**ENTRIES**

[Begin]

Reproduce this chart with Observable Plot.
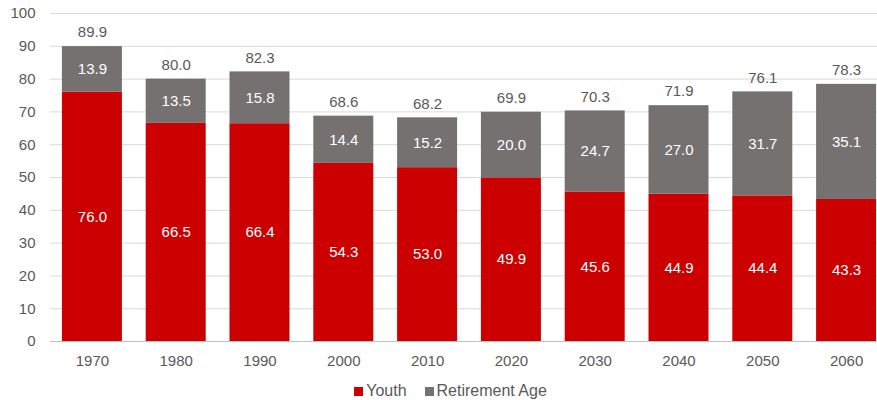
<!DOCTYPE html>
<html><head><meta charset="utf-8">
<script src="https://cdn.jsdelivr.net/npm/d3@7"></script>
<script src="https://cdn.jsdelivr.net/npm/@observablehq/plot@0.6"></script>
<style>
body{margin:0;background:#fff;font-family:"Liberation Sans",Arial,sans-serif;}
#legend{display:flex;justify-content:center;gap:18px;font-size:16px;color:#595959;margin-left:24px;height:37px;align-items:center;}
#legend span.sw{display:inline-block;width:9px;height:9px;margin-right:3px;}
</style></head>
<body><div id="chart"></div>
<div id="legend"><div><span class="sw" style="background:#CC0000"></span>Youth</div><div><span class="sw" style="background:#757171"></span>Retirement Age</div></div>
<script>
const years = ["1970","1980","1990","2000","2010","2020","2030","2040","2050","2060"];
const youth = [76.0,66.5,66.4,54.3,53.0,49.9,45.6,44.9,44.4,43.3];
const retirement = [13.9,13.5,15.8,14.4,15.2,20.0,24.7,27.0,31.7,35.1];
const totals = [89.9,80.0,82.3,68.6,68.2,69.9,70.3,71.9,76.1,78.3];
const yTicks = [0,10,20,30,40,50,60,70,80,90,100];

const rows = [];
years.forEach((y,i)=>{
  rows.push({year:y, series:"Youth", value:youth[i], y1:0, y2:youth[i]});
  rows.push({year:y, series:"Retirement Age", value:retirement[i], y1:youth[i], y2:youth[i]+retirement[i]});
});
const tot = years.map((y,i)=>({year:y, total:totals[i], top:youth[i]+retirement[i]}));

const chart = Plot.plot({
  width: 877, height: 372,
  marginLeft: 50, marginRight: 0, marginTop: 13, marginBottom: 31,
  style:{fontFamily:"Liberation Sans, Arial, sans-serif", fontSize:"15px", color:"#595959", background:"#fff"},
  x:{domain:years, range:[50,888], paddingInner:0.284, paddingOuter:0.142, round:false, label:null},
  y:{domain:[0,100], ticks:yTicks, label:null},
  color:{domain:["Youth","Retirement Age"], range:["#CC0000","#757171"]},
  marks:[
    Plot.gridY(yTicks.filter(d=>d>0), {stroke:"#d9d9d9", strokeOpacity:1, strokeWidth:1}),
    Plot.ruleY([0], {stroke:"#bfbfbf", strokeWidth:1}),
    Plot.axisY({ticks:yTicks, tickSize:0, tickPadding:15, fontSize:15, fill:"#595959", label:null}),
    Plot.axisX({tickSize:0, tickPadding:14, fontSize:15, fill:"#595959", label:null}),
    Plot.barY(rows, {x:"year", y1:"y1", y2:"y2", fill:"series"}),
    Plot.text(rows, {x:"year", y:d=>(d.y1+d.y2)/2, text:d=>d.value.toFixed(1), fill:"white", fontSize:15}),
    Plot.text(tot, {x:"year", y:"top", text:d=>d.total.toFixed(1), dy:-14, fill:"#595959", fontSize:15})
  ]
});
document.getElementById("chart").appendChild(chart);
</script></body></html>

[End]
[Begin]

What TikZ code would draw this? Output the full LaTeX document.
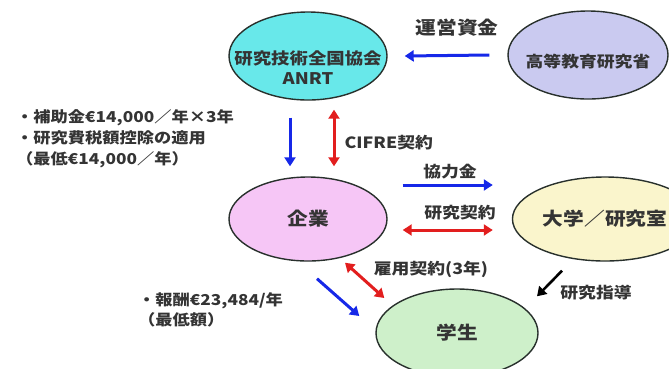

[End]
[Begin]

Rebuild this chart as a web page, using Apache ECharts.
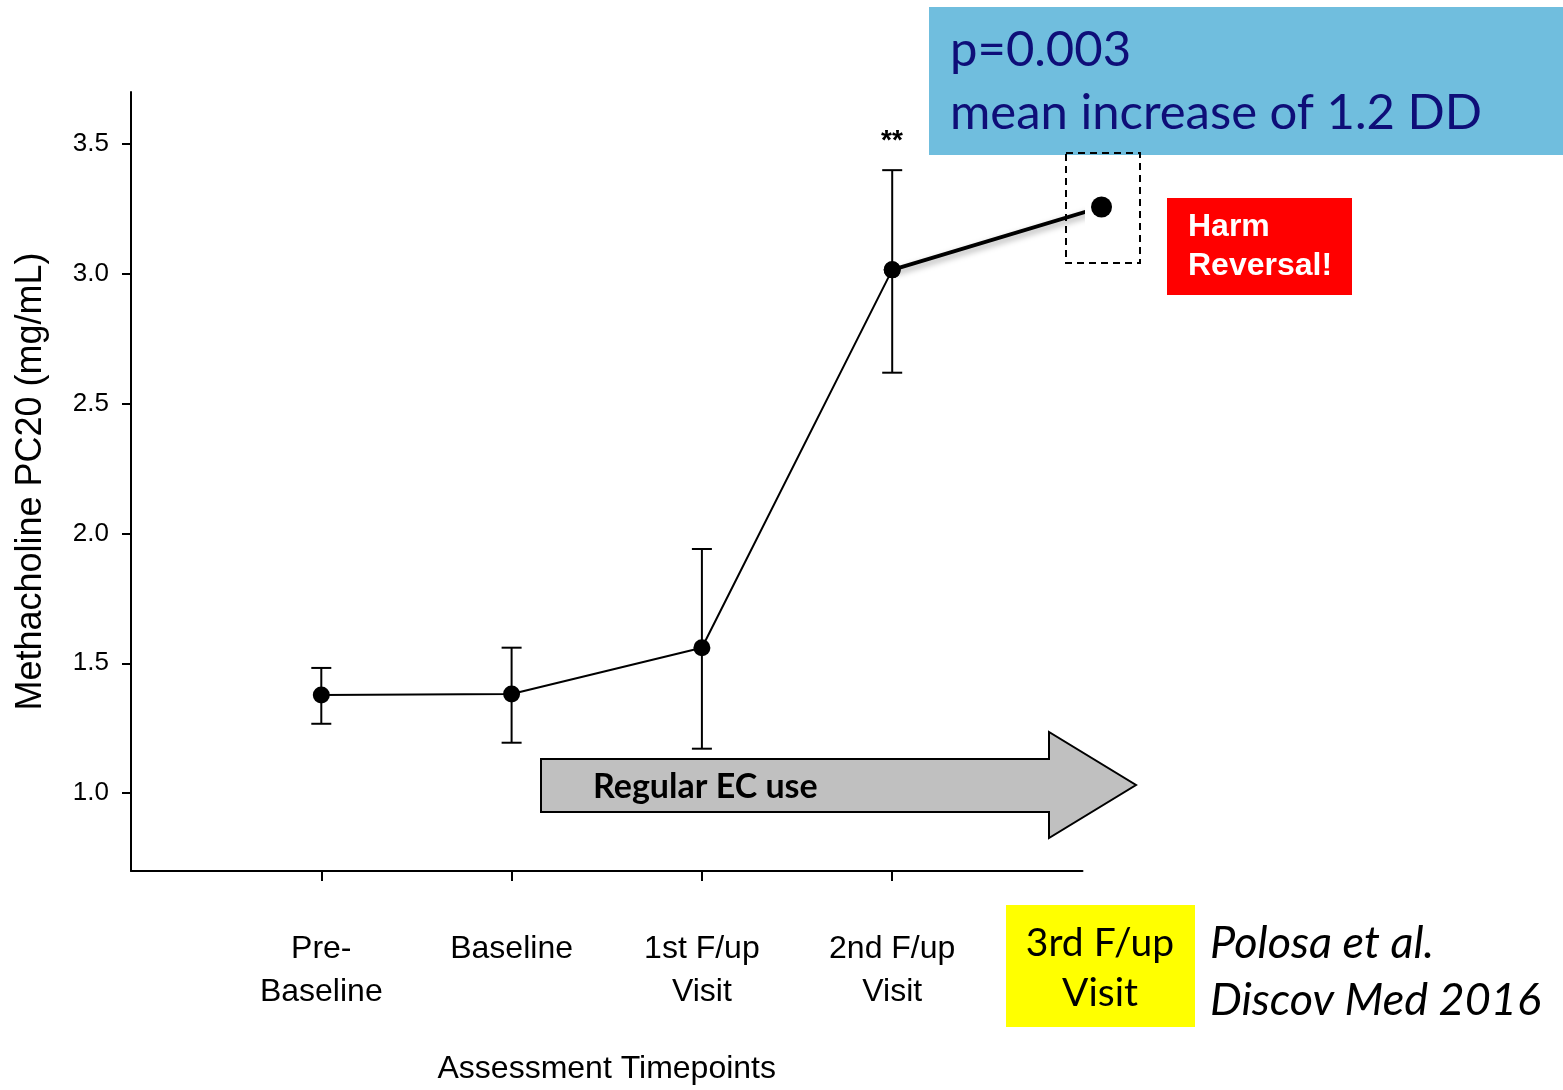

[End]

**WHAT NEEDS TO BE DONE**
Only the number is wanted: how many lines of these entries contain the string "this"?

**OUTPUT OF THE EXERCISE**
3